### [Data extract]
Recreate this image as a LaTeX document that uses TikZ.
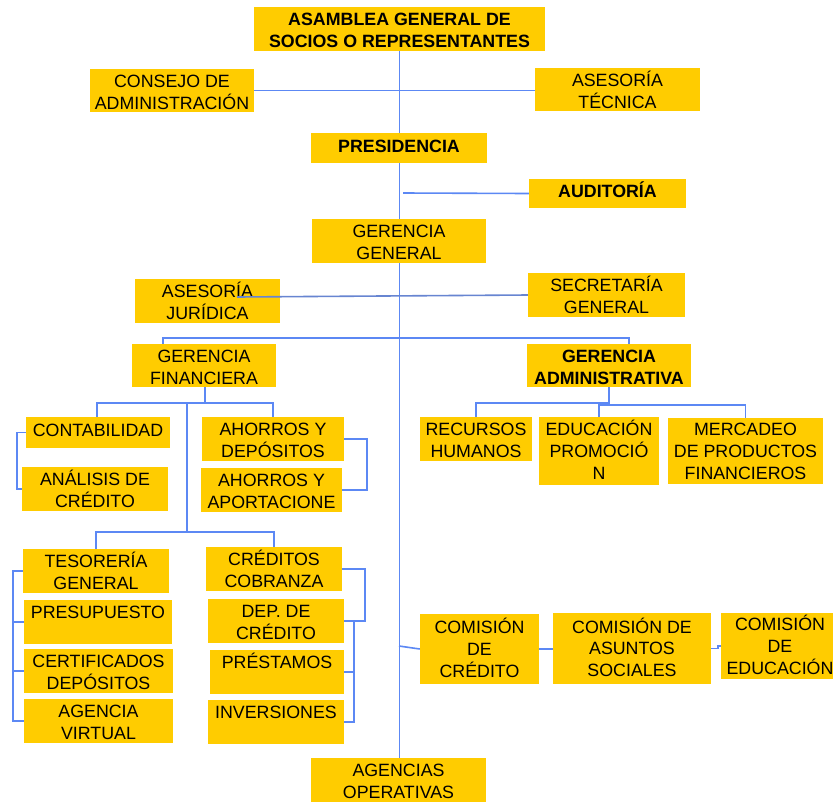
\documentclass[tikz,border=0pt]{standalone}
\usepackage{fontspec}
\setmainfont{Liberation Sans}
\usetikzlibrary{backgrounds}
\definecolor{boxyellow}{RGB}{255,204,0}
\definecolor{linkblue}{RGB}{92,136,244}
\begin{document}
\begin{tikzpicture}[x=1pt,y=-1pt,
  box/.style={fill=boxyellow, inner sep=0pt, align=center, text=black,
    font=\fontsize{17.8}{21.8}\selectfont, lines2},
  bbox/.style={box, font=\fontsize{17.8}{21.8}\selectfont\bfseries},
  % fixed text box sizes, so that every label sits at the same place in its box
  lines1/.style={text height=8.7pt, text depth=0pt},
  lines2/.style={text height=37.5pt, text depth=0pt},
  lines3/.style={text height=56.3pt, text depth=0pt},
  linetop/.style={text height=13.7pt, text depth=20pt},
  link/.style={draw=linkblue, line width=1.6pt}]
\useasboundingbox (0,0) rectangle (833,801);

% top levels
\node[bbox, minimum width=291pt, minimum height=44pt] (asamblea) at (399.5,29) {ASAMBLEA GENERAL DE\\SOCIOS O REPRESENTANTES};
\node[box, minimum width=164pt, minimum height=43pt] (consejo) at (172,90.5) {CONSEJO DE\\ADMINISTRACIÓN};
\node[box, minimum width=165pt, minimum height=43pt] (tecnica) at (617.5,89.5) {ASESORÍA\\TÉCNICA};
\node[bbox, lines1, minimum width=176pt, minimum height=30pt] (presidencia) at (399,148) {PRESIDENCIA};
\node[bbox, lines1, minimum width=157pt, minimum height=29pt] (auditoria) at (607.5,193.5) {AUDITORÍA};
\node[box, minimum width=174pt, minimum height=44pt] (gerencia) at (399,241) {GERENCIA\\GENERAL};
\node[box, minimum width=145pt, minimum height=44pt] (juridica) at (207.5,301) {ASESORÍA\\JURÍDICA};
\node[box, minimum width=157pt, minimum height=44pt] (secretaria) at (606.5,295) {SECRETARÍA\\GENERAL};
\node[box, minimum width=144pt, minimum height=43pt] (gfin) at (204,365.5) {GERENCIA\\FINANCIERA};
\node[bbox, minimum width=164pt, minimum height=43pt] (gadm) at (609,365.5) {GERENCIA\\ADMINISTRATIVA};

% financial branch
\node[box, lines1, minimum width=144pt, minimum height=31pt] (contab) at (98,432.5) {CONTABILIDAD};
\node[box, minimum width=146pt, minimum height=44pt] (analisis) at (95,489) {ANÁLISIS DE\\CRÉDITO};
\node[box, minimum width=142pt, minimum height=44pt] (ahorrosdep) at (273,439) {AHORROS Y\\DEPÓSITOS};
\node[box, minimum width=141pt, minimum height=44pt] (ahorrosap) at (271.5,490) {AHORROS Y\\APORTACIONE};
\node[box, minimum width=146pt, minimum height=44pt] (tesoreria) at (96,571) {TESORERÍA\\GENERAL};
\node[box, linetop, minimum width=148pt, minimum height=44pt] (presupuesto) at (98,622) {PRESUPUESTO};
\node[box, minimum width=149pt, minimum height=44pt] (certif) at (98.5,671) {CERTIFICADOS\\DEPÓSITOS};
\node[box, minimum width=149pt, minimum height=44pt] (agvirtual) at (98.5,721) {AGENCIA\\VIRTUAL};
\node[box, minimum width=136pt, minimum height=44pt] (creditos) at (274,569) {CRÉDITOS\\COBRANZA};
\node[box, minimum width=136pt, minimum height=44pt] (depcred) at (276,621) {DEP. DE\\CRÉDITO};
\node[box, linetop, minimum width=134pt, minimum height=44pt] (prestamos) at (277,672) {PRÉSTAMOS};
\node[box, linetop, minimum width=136pt, minimum height=44pt] (inversiones) at (276,722) {INVERSIONES};

% administrative branch
\node[box, minimum width=112pt, minimum height=44pt] (rrhh) at (476,439) {RECURSOS\\HUMANOS};
\node[box, lines3, minimum width=120pt, minimum height=68pt] (edu) at (599,451) {EDUCACIÓN\\PROMOCIÓ\\N};
\node[box, lines3, minimum width=155pt, minimum height=66pt] (mercadeo) at (745.5,451) {MERCADEO\\DE PRODUCTOS\\FINANCIEROS};

% committees and agencies
\node[box, lines3, minimum width=119pt, minimum height=70pt] (comcred) at (479.5,649) {COMISIÓN\\DE\\CRÉDITO};
\node[box, lines3, minimum width=158pt, minimum height=71pt] (comsoc) at (632,648.5) {COMISIÓN DE\\ASUNTOS\\SOCIALES};
\node[box, lines3, minimum width=118pt, minimum height=66pt] (comedu) at (780,646) {COMISIÓN\\DE\\EDUCACIÓN};
\node[box, minimum width=175pt, minimum height=44pt] (agencias) at (398.5,780) {AGENCIAS\\OPERATIVAS};

% junction points
\coordinate (audj) at (403,193);
\coordinate (jurj) at (237,297);
\coordinate (finj) at (187,403);
\coordinate (fink) at (187,532);
\coordinate (comj) at (399,646);

\begin{scope}[on background layer]
  \fill[white] (0,0) rectangle (833,801);
  % main spine
  \draw[link] (asamblea.south) -- (asamblea.south |- agencias.north);
  \draw[link] (consejo.east) -- (tecnica.west |- consejo.east);
  \draw[link] (audj) -- (auditoria.west);
  % management split
  \draw[link] ([xshift=-41pt]gfin.north) -- ++(0,-6) -| ([xshift=20pt]gadm.north);
  % financial management
  \draw[link] ([xshift=1pt]gfin.south) -- ++(0,16);
  \draw[link] ([xshift=-1pt]contab.north) -- ++(0,-14) -| (ahorrosdep.north);
  \draw[link] (finj) -- (fink);
  \draw[link] (tesoreria.north) -- ++(0,-17) -| (creditos.north);
  \draw[link] (contab.west) -- ++(-9,0) |- (analisis.west);
  \draw[link] (ahorrosdep.east) -- ++(23,0) |- (ahorrosap.east);
  \draw[link] (tesoreria.west) -- ++(-10,0) |- (agvirtual.west);
  \draw[link] (presupuesto.west) -- ++(-11,0);
  \draw[link] (certif.west) -- ++(-11,0);
  \draw[link] (creditos.east) -- ++(23,0) |- (depcred.east);
  \draw[link] (depcred.east) -- ++(10,0) |- (inversiones.east);
  \draw[link] (prestamos.east) -- ++(10,0);
  % administrative management
  \draw[link] (gadm.south) -- ++(0,16) -| (rrhh.north);
  \draw[link] (edu.north) -- ++(0,-12) -| (mercadeo.north);
  % committees
  \draw[link] (comj) -- (comcred.west);
  \draw[link] (comcred.east) -- (comsoc.west |- comcred.east);
  \draw[link] (comsoc.east) -- ++(7,0) |- (comedu.west);
\end{scope}
% legal advice line runs over its box
\draw[link, draw=linkblue!70!gray] (jurj) -- (secretaria.west);
\end{tikzpicture}
\end{document}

### [Aim of the exercise]
Set the listing down in full and exactly. Pictures within it should not appear in the copy.

### [Correct result]
Recreate this image as a LaTeX document that uses TikZ.
\documentclass[tikz,border=0pt]{standalone}
\usepackage{fontspec}
\setmainfont{Liberation Sans}
\usetikzlibrary{backgrounds}
\definecolor{boxyellow}{RGB}{255,204,0}
\definecolor{linkblue}{RGB}{92,136,244}
\begin{document}
\begin{tikzpicture}[x=1pt,y=-1pt,
  box/.style={fill=boxyellow, inner sep=0pt, align=center, text=black,
    font=\fontsize{17.8}{21.8}\selectfont, lines2},
  bbox/.style={box, font=\fontsize{17.8}{21.8}\selectfont\bfseries},
  % fixed text box sizes, so that every label sits at the same place in its box
  lines1/.style={text height=8.7pt, text depth=0pt},
  lines2/.style={text height=37.5pt, text depth=0pt},
  lines3/.style={text height=56.3pt, text depth=0pt},
  linetop/.style={text height=13.7pt, text depth=20pt},
  link/.style={draw=linkblue, line width=1.6pt}]
\useasboundingbox (0,0) rectangle (833,801);

% top levels
\node[bbox, minimum width=291pt, minimum height=44pt] (asamblea) at (399.5,29) {ASAMBLEA GENERAL DE\\SOCIOS O REPRESENTANTES};
\node[box, minimum width=164pt, minimum height=43pt] (consejo) at (172,90.5) {CONSEJO DE\\ADMINISTRACIÓN};
\node[box, minimum width=165pt, minimum height=43pt] (tecnica) at (617.5,89.5) {ASESORÍA\\TÉCNICA};
\node[bbox, lines1, minimum width=176pt, minimum height=30pt] (presidencia) at (399,148) {PRESIDENCIA};
\node[bbox, lines1, minimum width=157pt, minimum height=29pt] (auditoria) at (607.5,193.5) {AUDITORÍA};
\node[box, minimum width=174pt, minimum height=44pt] (gerencia) at (399,241) {GERENCIA\\GENERAL};
\node[box, minimum width=145pt, minimum height=44pt] (juridica) at (207.5,301) {ASESORÍA\\JURÍDICA};
\node[box, minimum width=157pt, minimum height=44pt] (secretaria) at (606.5,295) {SECRETARÍA\\GENERAL};
\node[box, minimum width=144pt, minimum height=43pt] (gfin) at (204,365.5) {GERENCIA\\FINANCIERA};
\node[bbox, minimum width=164pt, minimum height=43pt] (gadm) at (609,365.5) {GERENCIA\\ADMINISTRATIVA};

% financial branch
\node[box, lines1, minimum width=144pt, minimum height=31pt] (contab) at (98,432.5) {CONTABILIDAD};
\node[box, minimum width=146pt, minimum height=44pt] (analisis) at (95,489) {ANÁLISIS DE\\CRÉDITO};
\node[box, minimum width=142pt, minimum height=44pt] (ahorrosdep) at (273,439) {AHORROS Y\\DEPÓSITOS};
\node[box, minimum width=141pt, minimum height=44pt] (ahorrosap) at (271.5,490) {AHORROS Y\\APORTACIONE};
\node[box, minimum width=146pt, minimum height=44pt] (tesoreria) at (96,571) {TESORERÍA\\GENERAL};
\node[box, linetop, minimum width=148pt, minimum height=44pt] (presupuesto) at (98,622) {PRESUPUESTO};
\node[box, minimum width=149pt, minimum height=44pt] (certif) at (98.5,671) {CERTIFICADOS\\DEPÓSITOS};
\node[box, minimum width=149pt, minimum height=44pt] (agvirtual) at (98.5,721) {AGENCIA\\VIRTUAL};
\node[box, minimum width=136pt, minimum height=44pt] (creditos) at (274,569) {CRÉDITOS\\COBRANZA};
\node[box, minimum width=136pt, minimum height=44pt] (depcred) at (276,621) {DEP. DE\\CRÉDITO};
\node[box, linetop, minimum width=134pt, minimum height=44pt] (prestamos) at (277,672) {PRÉSTAMOS};
\node[box, linetop, minimum width=136pt, minimum height=44pt] (inversiones) at (276,722) {INVERSIONES};

% administrative branch
\node[box, minimum width=112pt, minimum height=44pt] (rrhh) at (476,439) {RECURSOS\\HUMANOS};
\node[box, lines3, minimum width=120pt, minimum height=68pt] (edu) at (599,451) {EDUCACIÓN\\PROMOCIÓ\\N};
\node[box, lines3, minimum width=155pt, minimum height=66pt] (mercadeo) at (745.5,451) {MERCADEO\\DE PRODUCTOS\\FINANCIEROS};

% committees and agencies
\node[box, lines3, minimum width=119pt, minimum height=70pt] (comcred) at (479.5,649) {COMISIÓN\\DE\\CRÉDITO};
\node[box, lines3, minimum width=158pt, minimum height=71pt] (comsoc) at (632,648.5) {COMISIÓN DE\\ASUNTOS\\SOCIALES};
\node[box, lines3, minimum width=118pt, minimum height=66pt] (comedu) at (780,646) {COMISIÓN\\DE\\EDUCACIÓN};
\node[box, minimum width=175pt, minimum height=44pt] (agencias) at (398.5,780) {AGENCIAS\\OPERATIVAS};

% junction points
\coordinate (audj) at (403,193);
\coordinate (jurj) at (237,297);
\coordinate (finj) at (187,403);
\coordinate (fink) at (187,532);
\coordinate (comj) at (399,646);

\begin{scope}[on background layer]
  \fill[white] (0,0) rectangle (833,801);
  % main spine
  \draw[link] (asamblea.south) -- (asamblea.south |- agencias.north);
  \draw[link] (consejo.east) -- (tecnica.west |- consejo.east);
  \draw[link] (audj) -- (auditoria.west);
  % management split
  \draw[link] ([xshift=-41pt]gfin.north) -- ++(0,-6) -| ([xshift=20pt]gadm.north);
  % financial management
  \draw[link] ([xshift=1pt]gfin.south) -- ++(0,16);
  \draw[link] ([xshift=-1pt]contab.north) -- ++(0,-14) -| (ahorrosdep.north);
  \draw[link] (finj) -- (fink);
  \draw[link] (tesoreria.north) -- ++(0,-17) -| (creditos.north);
  \draw[link] (contab.west) -- ++(-9,0) |- (analisis.west);
  \draw[link] (ahorrosdep.east) -- ++(23,0) |- (ahorrosap.east);
  \draw[link] (tesoreria.west) -- ++(-10,0) |- (agvirtual.west);
  \draw[link] (presupuesto.west) -- ++(-11,0);
  \draw[link] (certif.west) -- ++(-11,0);
  \draw[link] (creditos.east) -- ++(23,0) |- (depcred.east);
  \draw[link] (depcred.east) -- ++(10,0) |- (inversiones.east);
  \draw[link] (prestamos.east) -- ++(10,0);
  % administrative management
  \draw[link] (gadm.south) -- ++(0,16) -| (rrhh.north);
  \draw[link] (edu.north) -- ++(0,-12) -| (mercadeo.north);
  % committees
  \draw[link] (comj) -- (comcred.west);
  \draw[link] (comcred.east) -- (comsoc.west |- comcred.east);
  \draw[link] (comsoc.east) -- ++(7,0) |- (comedu.west);
\end{scope}
% legal advice line runs over its box
\draw[link, draw=linkblue!70!gray] (jurj) -- (secretaria.west);
\end{tikzpicture}
\end{document}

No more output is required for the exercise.